Recorded data:

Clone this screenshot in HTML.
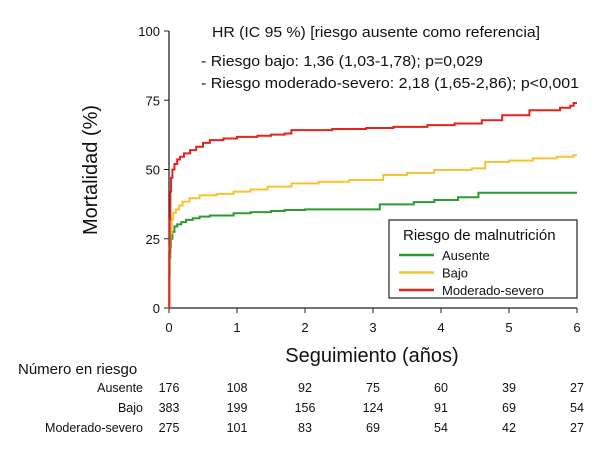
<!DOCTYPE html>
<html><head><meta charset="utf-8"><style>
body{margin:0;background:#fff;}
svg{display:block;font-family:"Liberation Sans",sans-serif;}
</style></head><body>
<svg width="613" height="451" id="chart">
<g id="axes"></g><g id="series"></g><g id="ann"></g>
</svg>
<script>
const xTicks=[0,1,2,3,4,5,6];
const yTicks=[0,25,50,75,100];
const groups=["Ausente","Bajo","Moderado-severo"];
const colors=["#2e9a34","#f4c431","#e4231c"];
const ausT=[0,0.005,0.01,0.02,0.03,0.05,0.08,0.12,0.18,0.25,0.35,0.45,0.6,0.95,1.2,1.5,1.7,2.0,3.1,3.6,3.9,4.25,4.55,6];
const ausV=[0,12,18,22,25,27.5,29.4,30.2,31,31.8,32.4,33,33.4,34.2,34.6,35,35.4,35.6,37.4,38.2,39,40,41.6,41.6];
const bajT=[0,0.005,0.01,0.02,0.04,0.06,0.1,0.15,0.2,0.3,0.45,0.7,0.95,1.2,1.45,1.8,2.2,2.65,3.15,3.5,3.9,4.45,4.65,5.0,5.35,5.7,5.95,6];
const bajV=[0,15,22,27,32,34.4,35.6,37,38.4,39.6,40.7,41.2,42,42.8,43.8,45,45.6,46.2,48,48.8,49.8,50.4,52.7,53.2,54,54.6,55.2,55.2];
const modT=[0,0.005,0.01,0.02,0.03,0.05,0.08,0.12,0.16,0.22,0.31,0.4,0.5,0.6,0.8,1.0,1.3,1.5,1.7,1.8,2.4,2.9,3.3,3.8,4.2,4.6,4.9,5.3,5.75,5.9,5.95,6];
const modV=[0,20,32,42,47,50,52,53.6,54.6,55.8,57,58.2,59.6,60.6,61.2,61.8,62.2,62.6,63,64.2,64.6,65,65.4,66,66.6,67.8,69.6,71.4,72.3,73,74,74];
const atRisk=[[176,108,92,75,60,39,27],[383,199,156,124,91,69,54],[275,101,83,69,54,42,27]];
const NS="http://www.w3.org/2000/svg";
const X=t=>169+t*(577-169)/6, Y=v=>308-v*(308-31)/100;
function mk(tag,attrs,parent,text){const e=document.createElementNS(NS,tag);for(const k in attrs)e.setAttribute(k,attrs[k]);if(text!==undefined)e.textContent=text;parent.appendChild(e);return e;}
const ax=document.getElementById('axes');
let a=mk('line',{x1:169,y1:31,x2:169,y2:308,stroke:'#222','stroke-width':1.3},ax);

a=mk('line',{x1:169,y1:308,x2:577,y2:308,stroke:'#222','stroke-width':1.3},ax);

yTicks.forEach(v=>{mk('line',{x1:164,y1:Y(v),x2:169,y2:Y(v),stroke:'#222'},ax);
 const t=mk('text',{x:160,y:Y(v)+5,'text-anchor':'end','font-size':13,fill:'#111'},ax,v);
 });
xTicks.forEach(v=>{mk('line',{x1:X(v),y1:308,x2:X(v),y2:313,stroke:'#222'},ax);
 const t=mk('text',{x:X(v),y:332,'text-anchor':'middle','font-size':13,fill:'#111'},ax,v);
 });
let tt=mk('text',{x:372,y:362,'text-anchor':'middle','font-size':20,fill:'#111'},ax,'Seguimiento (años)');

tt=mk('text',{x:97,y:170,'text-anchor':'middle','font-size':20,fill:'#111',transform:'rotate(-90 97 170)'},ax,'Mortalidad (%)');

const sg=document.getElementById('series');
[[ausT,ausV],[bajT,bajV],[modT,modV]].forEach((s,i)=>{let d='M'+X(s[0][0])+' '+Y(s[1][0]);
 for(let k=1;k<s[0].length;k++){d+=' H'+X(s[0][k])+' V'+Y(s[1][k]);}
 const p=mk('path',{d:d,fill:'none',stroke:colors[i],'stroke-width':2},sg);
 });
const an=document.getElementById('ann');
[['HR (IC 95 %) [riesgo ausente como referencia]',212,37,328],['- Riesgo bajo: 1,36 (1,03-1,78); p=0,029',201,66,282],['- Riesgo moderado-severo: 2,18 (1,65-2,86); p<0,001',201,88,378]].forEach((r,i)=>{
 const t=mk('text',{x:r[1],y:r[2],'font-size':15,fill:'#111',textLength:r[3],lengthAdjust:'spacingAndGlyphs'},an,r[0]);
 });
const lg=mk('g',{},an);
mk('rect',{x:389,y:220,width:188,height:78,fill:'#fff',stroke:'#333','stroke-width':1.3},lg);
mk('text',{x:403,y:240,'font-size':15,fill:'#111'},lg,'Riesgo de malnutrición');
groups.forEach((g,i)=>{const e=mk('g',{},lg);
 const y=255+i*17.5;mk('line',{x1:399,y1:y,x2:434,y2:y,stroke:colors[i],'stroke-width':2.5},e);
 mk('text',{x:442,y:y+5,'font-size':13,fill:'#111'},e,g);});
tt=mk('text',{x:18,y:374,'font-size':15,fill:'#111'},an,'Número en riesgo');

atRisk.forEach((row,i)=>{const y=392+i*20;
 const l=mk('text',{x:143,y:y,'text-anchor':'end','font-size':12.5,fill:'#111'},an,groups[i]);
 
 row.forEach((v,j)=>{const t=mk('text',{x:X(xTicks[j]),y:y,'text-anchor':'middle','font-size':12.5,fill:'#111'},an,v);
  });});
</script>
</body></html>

Directions for this task: Omit the pictures and give the material again, exactly and in full.

Answer to this exercise:
Clone this screenshot in HTML.
<!DOCTYPE html>
<html><head><meta charset="utf-8"><style>
body{margin:0;background:#fff;}
svg{display:block;font-family:"Liberation Sans",sans-serif;}
</style></head><body>
<svg width="613" height="451" id="chart">
<g id="axes"></g><g id="series"></g><g id="ann"></g>
</svg>
<script>
const xTicks=[0,1,2,3,4,5,6];
const yTicks=[0,25,50,75,100];
const groups=["Ausente","Bajo","Moderado-severo"];
const colors=["#2e9a34","#f4c431","#e4231c"];
const ausT=[0,0.005,0.01,0.02,0.03,0.05,0.08,0.12,0.18,0.25,0.35,0.45,0.6,0.95,1.2,1.5,1.7,2.0,3.1,3.6,3.9,4.25,4.55,6];
const ausV=[0,12,18,22,25,27.5,29.4,30.2,31,31.8,32.4,33,33.4,34.2,34.6,35,35.4,35.6,37.4,38.2,39,40,41.6,41.6];
const bajT=[0,0.005,0.01,0.02,0.04,0.06,0.1,0.15,0.2,0.3,0.45,0.7,0.95,1.2,1.45,1.8,2.2,2.65,3.15,3.5,3.9,4.45,4.65,5.0,5.35,5.7,5.95,6];
const bajV=[0,15,22,27,32,34.4,35.6,37,38.4,39.6,40.7,41.2,42,42.8,43.8,45,45.6,46.2,48,48.8,49.8,50.4,52.7,53.2,54,54.6,55.2,55.2];
const modT=[0,0.005,0.01,0.02,0.03,0.05,0.08,0.12,0.16,0.22,0.31,0.4,0.5,0.6,0.8,1.0,1.3,1.5,1.7,1.8,2.4,2.9,3.3,3.8,4.2,4.6,4.9,5.3,5.75,5.9,5.95,6];
const modV=[0,20,32,42,47,50,52,53.6,54.6,55.8,57,58.2,59.6,60.6,61.2,61.8,62.2,62.6,63,64.2,64.6,65,65.4,66,66.6,67.8,69.6,71.4,72.3,73,74,74];
const atRisk=[[176,108,92,75,60,39,27],[383,199,156,124,91,69,54],[275,101,83,69,54,42,27]];
const NS="http://www.w3.org/2000/svg";
const X=t=>169+t*(577-169)/6, Y=v=>308-v*(308-31)/100;
function mk(tag,attrs,parent,text){const e=document.createElementNS(NS,tag);for(const k in attrs)e.setAttribute(k,attrs[k]);if(text!==undefined)e.textContent=text;parent.appendChild(e);return e;}
const ax=document.getElementById('axes');
let a=mk('line',{x1:169,y1:31,x2:169,y2:308,stroke:'#222','stroke-width':1.3},ax);

a=mk('line',{x1:169,y1:308,x2:577,y2:308,stroke:'#222','stroke-width':1.3},ax);

yTicks.forEach(v=>{mk('line',{x1:164,y1:Y(v),x2:169,y2:Y(v),stroke:'#222'},ax);
 const t=mk('text',{x:160,y:Y(v)+5,'text-anchor':'end','font-size':13,fill:'#111'},ax,v);
 });
xTicks.forEach(v=>{mk('line',{x1:X(v),y1:308,x2:X(v),y2:313,stroke:'#222'},ax);
 const t=mk('text',{x:X(v),y:332,'text-anchor':'middle','font-size':13,fill:'#111'},ax,v);
 });
let tt=mk('text',{x:372,y:362,'text-anchor':'middle','font-size':20,fill:'#111'},ax,'Seguimiento (años)');

tt=mk('text',{x:97,y:170,'text-anchor':'middle','font-size':20,fill:'#111',transform:'rotate(-90 97 170)'},ax,'Mortalidad (%)');

const sg=document.getElementById('series');
[[ausT,ausV],[bajT,bajV],[modT,modV]].forEach((s,i)=>{let d='M'+X(s[0][0])+' '+Y(s[1][0]);
 for(let k=1;k<s[0].length;k++){d+=' H'+X(s[0][k])+' V'+Y(s[1][k]);}
 const p=mk('path',{d:d,fill:'none',stroke:colors[i],'stroke-width':2},sg);
 });
const an=document.getElementById('ann');
[['HR (IC 95 %) [riesgo ausente como referencia]',212,37,328],['- Riesgo bajo: 1,36 (1,03-1,78); p=0,029',201,66,282],['- Riesgo moderado-severo: 2,18 (1,65-2,86); p<0,001',201,88,378]].forEach((r,i)=>{
 const t=mk('text',{x:r[1],y:r[2],'font-size':15,fill:'#111',textLength:r[3],lengthAdjust:'spacingAndGlyphs'},an,r[0]);
 });
const lg=mk('g',{},an);
mk('rect',{x:389,y:220,width:188,height:78,fill:'#fff',stroke:'#333','stroke-width':1.3},lg);
mk('text',{x:403,y:240,'font-size':15,fill:'#111'},lg,'Riesgo de malnutrición');
groups.forEach((g,i)=>{const e=mk('g',{},lg);
 const y=255+i*17.5;mk('line',{x1:399,y1:y,x2:434,y2:y,stroke:colors[i],'stroke-width':2.5},e);
 mk('text',{x:442,y:y+5,'font-size':13,fill:'#111'},e,g);});
tt=mk('text',{x:18,y:374,'font-size':15,fill:'#111'},an,'Número en riesgo');

atRisk.forEach((row,i)=>{const y=392+i*20;
 const l=mk('text',{x:143,y:y,'text-anchor':'end','font-size':12.5,fill:'#111'},an,groups[i]);
 
 row.forEach((v,j)=>{const t=mk('text',{x:X(xTicks[j]),y:y,'text-anchor':'middle','font-size':12.5,fill:'#111'},an,v);
  });});
</script>
</body></html>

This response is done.